What you will do => Transcribe the listing exactly, leaving out every picture.

Given material =>
:::
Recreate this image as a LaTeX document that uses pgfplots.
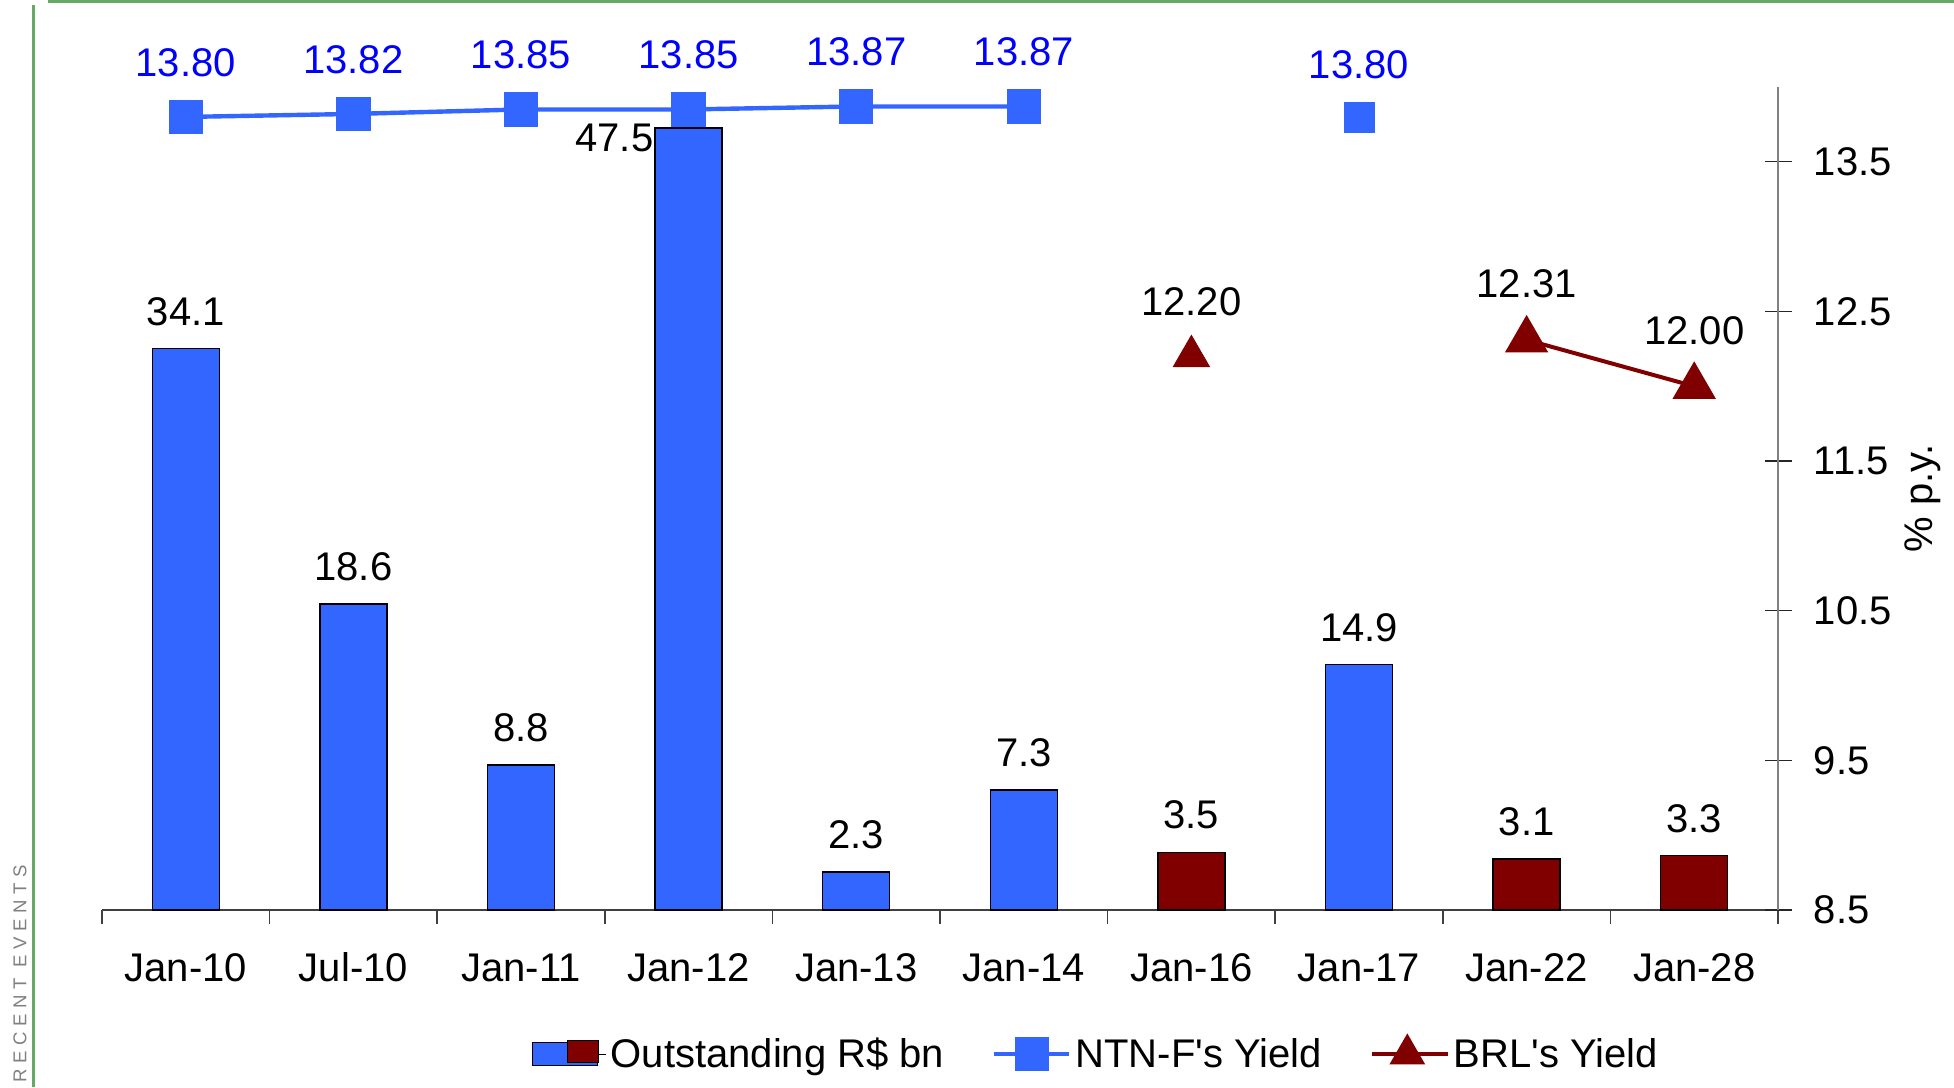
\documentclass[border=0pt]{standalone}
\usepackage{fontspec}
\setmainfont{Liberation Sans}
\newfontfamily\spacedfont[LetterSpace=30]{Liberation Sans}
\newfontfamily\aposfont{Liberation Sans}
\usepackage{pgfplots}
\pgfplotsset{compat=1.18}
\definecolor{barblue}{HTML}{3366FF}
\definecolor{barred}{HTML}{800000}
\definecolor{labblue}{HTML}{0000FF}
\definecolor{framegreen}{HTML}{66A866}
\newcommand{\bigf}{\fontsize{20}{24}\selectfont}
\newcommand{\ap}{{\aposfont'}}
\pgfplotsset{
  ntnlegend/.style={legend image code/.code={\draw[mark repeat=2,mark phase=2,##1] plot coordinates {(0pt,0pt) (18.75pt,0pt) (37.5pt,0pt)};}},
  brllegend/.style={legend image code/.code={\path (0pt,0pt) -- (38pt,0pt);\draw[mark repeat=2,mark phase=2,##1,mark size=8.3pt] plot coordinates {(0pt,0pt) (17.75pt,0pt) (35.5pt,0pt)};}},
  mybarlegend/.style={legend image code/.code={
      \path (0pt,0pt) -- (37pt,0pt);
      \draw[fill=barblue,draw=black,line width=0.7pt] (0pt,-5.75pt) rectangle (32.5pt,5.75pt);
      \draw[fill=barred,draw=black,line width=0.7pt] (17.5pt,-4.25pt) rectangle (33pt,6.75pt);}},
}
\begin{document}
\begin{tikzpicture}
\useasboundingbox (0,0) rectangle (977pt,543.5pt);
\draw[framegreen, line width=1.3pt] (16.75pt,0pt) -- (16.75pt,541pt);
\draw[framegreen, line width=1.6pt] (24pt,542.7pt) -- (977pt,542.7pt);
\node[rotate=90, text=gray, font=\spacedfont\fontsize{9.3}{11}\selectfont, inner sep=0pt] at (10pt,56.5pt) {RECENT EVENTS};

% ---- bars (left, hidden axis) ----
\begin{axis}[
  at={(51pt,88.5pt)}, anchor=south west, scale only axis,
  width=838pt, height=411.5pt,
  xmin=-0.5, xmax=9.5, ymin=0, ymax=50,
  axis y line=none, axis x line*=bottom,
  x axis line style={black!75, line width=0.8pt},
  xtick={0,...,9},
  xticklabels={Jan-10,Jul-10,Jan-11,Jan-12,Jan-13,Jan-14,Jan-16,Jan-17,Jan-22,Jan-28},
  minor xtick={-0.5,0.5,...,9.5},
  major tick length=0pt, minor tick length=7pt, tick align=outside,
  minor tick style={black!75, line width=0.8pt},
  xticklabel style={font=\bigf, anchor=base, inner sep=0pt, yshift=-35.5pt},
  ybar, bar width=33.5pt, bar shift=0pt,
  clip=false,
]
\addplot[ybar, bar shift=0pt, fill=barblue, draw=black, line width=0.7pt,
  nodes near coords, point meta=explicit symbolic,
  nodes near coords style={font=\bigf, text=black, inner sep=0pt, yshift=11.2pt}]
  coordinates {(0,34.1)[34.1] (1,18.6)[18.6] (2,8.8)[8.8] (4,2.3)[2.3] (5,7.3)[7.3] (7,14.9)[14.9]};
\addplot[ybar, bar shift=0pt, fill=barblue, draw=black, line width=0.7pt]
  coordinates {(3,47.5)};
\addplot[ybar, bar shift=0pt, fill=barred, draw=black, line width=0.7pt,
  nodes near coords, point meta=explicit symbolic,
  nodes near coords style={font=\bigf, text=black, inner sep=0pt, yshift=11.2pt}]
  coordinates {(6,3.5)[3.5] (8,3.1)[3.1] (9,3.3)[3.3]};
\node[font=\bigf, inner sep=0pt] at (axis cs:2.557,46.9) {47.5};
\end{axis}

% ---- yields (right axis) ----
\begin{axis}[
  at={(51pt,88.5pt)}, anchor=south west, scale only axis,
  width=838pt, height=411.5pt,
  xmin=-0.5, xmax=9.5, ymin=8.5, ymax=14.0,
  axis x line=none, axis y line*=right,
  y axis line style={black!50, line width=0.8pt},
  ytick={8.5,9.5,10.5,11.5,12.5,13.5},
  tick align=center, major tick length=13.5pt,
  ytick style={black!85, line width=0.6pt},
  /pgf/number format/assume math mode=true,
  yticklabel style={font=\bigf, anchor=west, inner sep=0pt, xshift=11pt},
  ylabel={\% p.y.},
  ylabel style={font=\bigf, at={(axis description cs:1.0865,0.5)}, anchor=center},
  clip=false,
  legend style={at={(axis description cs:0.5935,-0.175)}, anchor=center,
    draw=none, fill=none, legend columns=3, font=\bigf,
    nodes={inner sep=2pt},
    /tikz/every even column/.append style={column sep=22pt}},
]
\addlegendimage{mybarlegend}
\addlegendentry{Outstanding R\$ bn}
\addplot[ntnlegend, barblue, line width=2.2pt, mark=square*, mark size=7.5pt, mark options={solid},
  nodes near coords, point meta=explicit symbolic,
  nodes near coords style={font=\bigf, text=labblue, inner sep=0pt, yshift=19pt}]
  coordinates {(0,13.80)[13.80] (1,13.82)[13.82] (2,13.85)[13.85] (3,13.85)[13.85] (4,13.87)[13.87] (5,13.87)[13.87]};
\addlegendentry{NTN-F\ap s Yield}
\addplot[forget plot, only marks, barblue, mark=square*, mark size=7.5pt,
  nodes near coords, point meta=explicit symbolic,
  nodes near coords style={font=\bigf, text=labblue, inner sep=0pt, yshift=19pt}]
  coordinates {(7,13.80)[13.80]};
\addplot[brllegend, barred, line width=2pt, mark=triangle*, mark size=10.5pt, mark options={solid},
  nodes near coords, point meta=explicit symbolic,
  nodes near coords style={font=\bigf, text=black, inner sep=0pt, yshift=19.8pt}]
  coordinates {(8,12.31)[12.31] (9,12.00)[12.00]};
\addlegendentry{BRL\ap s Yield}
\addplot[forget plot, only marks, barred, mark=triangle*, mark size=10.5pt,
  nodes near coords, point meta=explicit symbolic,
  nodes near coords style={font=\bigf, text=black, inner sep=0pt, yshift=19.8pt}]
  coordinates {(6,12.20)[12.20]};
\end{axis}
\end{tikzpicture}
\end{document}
:::
In response =>
Recreate this image as a LaTeX document that uses pgfplots.
\documentclass[border=0pt]{standalone}
\usepackage{fontspec}
\setmainfont{Liberation Sans}
\newfontfamily\spacedfont[LetterSpace=30]{Liberation Sans}
\newfontfamily\aposfont{Liberation Sans}
\usepackage{pgfplots}
\pgfplotsset{compat=1.18}
\definecolor{barblue}{HTML}{3366FF}
\definecolor{barred}{HTML}{800000}
\definecolor{labblue}{HTML}{0000FF}
\definecolor{framegreen}{HTML}{66A866}
\newcommand{\bigf}{\fontsize{20}{24}\selectfont}
\newcommand{\ap}{{\aposfont'}}
\pgfplotsset{
  ntnlegend/.style={legend image code/.code={\draw[mark repeat=2,mark phase=2,##1] plot coordinates {(0pt,0pt) (18.75pt,0pt) (37.5pt,0pt)};}},
  brllegend/.style={legend image code/.code={\path (0pt,0pt) -- (38pt,0pt);\draw[mark repeat=2,mark phase=2,##1,mark size=8.3pt] plot coordinates {(0pt,0pt) (17.75pt,0pt) (35.5pt,0pt)};}},
  mybarlegend/.style={legend image code/.code={
      \path (0pt,0pt) -- (37pt,0pt);
      \draw[fill=barblue,draw=black,line width=0.7pt] (0pt,-5.75pt) rectangle (32.5pt,5.75pt);
      \draw[fill=barred,draw=black,line width=0.7pt] (17.5pt,-4.25pt) rectangle (33pt,6.75pt);}},
}
\begin{document}
\begin{tikzpicture}
\useasboundingbox (0,0) rectangle (977pt,543.5pt);
\draw[framegreen, line width=1.3pt] (16.75pt,0pt) -- (16.75pt,541pt);
\draw[framegreen, line width=1.6pt] (24pt,542.7pt) -- (977pt,542.7pt);
\node[rotate=90, text=gray, font=\spacedfont\fontsize{9.3}{11}\selectfont, inner sep=0pt] at (10pt,56.5pt) {RECENT EVENTS};

% ---- bars (left, hidden axis) ----
\begin{axis}[
  at={(51pt,88.5pt)}, anchor=south west, scale only axis,
  width=838pt, height=411.5pt,
  xmin=-0.5, xmax=9.5, ymin=0, ymax=50,
  axis y line=none, axis x line*=bottom,
  x axis line style={black!75, line width=0.8pt},
  xtick={0,...,9},
  xticklabels={Jan-10,Jul-10,Jan-11,Jan-12,Jan-13,Jan-14,Jan-16,Jan-17,Jan-22,Jan-28},
  minor xtick={-0.5,0.5,...,9.5},
  major tick length=0pt, minor tick length=7pt, tick align=outside,
  minor tick style={black!75, line width=0.8pt},
  xticklabel style={font=\bigf, anchor=base, inner sep=0pt, yshift=-35.5pt},
  ybar, bar width=33.5pt, bar shift=0pt,
  clip=false,
]
\addplot[ybar, bar shift=0pt, fill=barblue, draw=black, line width=0.7pt,
  nodes near coords, point meta=explicit symbolic,
  nodes near coords style={font=\bigf, text=black, inner sep=0pt, yshift=11.2pt}]
  coordinates {(0,34.1)[34.1] (1,18.6)[18.6] (2,8.8)[8.8] (4,2.3)[2.3] (5,7.3)[7.3] (7,14.9)[14.9]};
\addplot[ybar, bar shift=0pt, fill=barblue, draw=black, line width=0.7pt]
  coordinates {(3,47.5)};
\addplot[ybar, bar shift=0pt, fill=barred, draw=black, line width=0.7pt,
  nodes near coords, point meta=explicit symbolic,
  nodes near coords style={font=\bigf, text=black, inner sep=0pt, yshift=11.2pt}]
  coordinates {(6,3.5)[3.5] (8,3.1)[3.1] (9,3.3)[3.3]};
\node[font=\bigf, inner sep=0pt] at (axis cs:2.557,46.9) {47.5};
\end{axis}

% ---- yields (right axis) ----
\begin{axis}[
  at={(51pt,88.5pt)}, anchor=south west, scale only axis,
  width=838pt, height=411.5pt,
  xmin=-0.5, xmax=9.5, ymin=8.5, ymax=14.0,
  axis x line=none, axis y line*=right,
  y axis line style={black!50, line width=0.8pt},
  ytick={8.5,9.5,10.5,11.5,12.5,13.5},
  tick align=center, major tick length=13.5pt,
  ytick style={black!85, line width=0.6pt},
  /pgf/number format/assume math mode=true,
  yticklabel style={font=\bigf, anchor=west, inner sep=0pt, xshift=11pt},
  ylabel={\% p.y.},
  ylabel style={font=\bigf, at={(axis description cs:1.0865,0.5)}, anchor=center},
  clip=false,
  legend style={at={(axis description cs:0.5935,-0.175)}, anchor=center,
    draw=none, fill=none, legend columns=3, font=\bigf,
    nodes={inner sep=2pt},
    /tikz/every even column/.append style={column sep=22pt}},
]
\addlegendimage{mybarlegend}
\addlegendentry{Outstanding R\$ bn}
\addplot[ntnlegend, barblue, line width=2.2pt, mark=square*, mark size=7.5pt, mark options={solid},
  nodes near coords, point meta=explicit symbolic,
  nodes near coords style={font=\bigf, text=labblue, inner sep=0pt, yshift=19pt}]
  coordinates {(0,13.80)[13.80] (1,13.82)[13.82] (2,13.85)[13.85] (3,13.85)[13.85] (4,13.87)[13.87] (5,13.87)[13.87]};
\addlegendentry{NTN-F\ap s Yield}
\addplot[forget plot, only marks, barblue, mark=square*, mark size=7.5pt,
  nodes near coords, point meta=explicit symbolic,
  nodes near coords style={font=\bigf, text=labblue, inner sep=0pt, yshift=19pt}]
  coordinates {(7,13.80)[13.80]};
\addplot[brllegend, barred, line width=2pt, mark=triangle*, mark size=10.5pt, mark options={solid},
  nodes near coords, point meta=explicit symbolic,
  nodes near coords style={font=\bigf, text=black, inner sep=0pt, yshift=19.8pt}]
  coordinates {(8,12.31)[12.31] (9,12.00)[12.00]};
\addlegendentry{BRL\ap s Yield}
\addplot[forget plot, only marks, barred, mark=triangle*, mark size=10.5pt,
  nodes near coords, point meta=explicit symbolic,
  nodes near coords style={font=\bigf, text=black, inner sep=0pt, yshift=19.8pt}]
  coordinates {(6,12.20)[12.20]};
\end{axis}
\end{tikzpicture}
\end{document}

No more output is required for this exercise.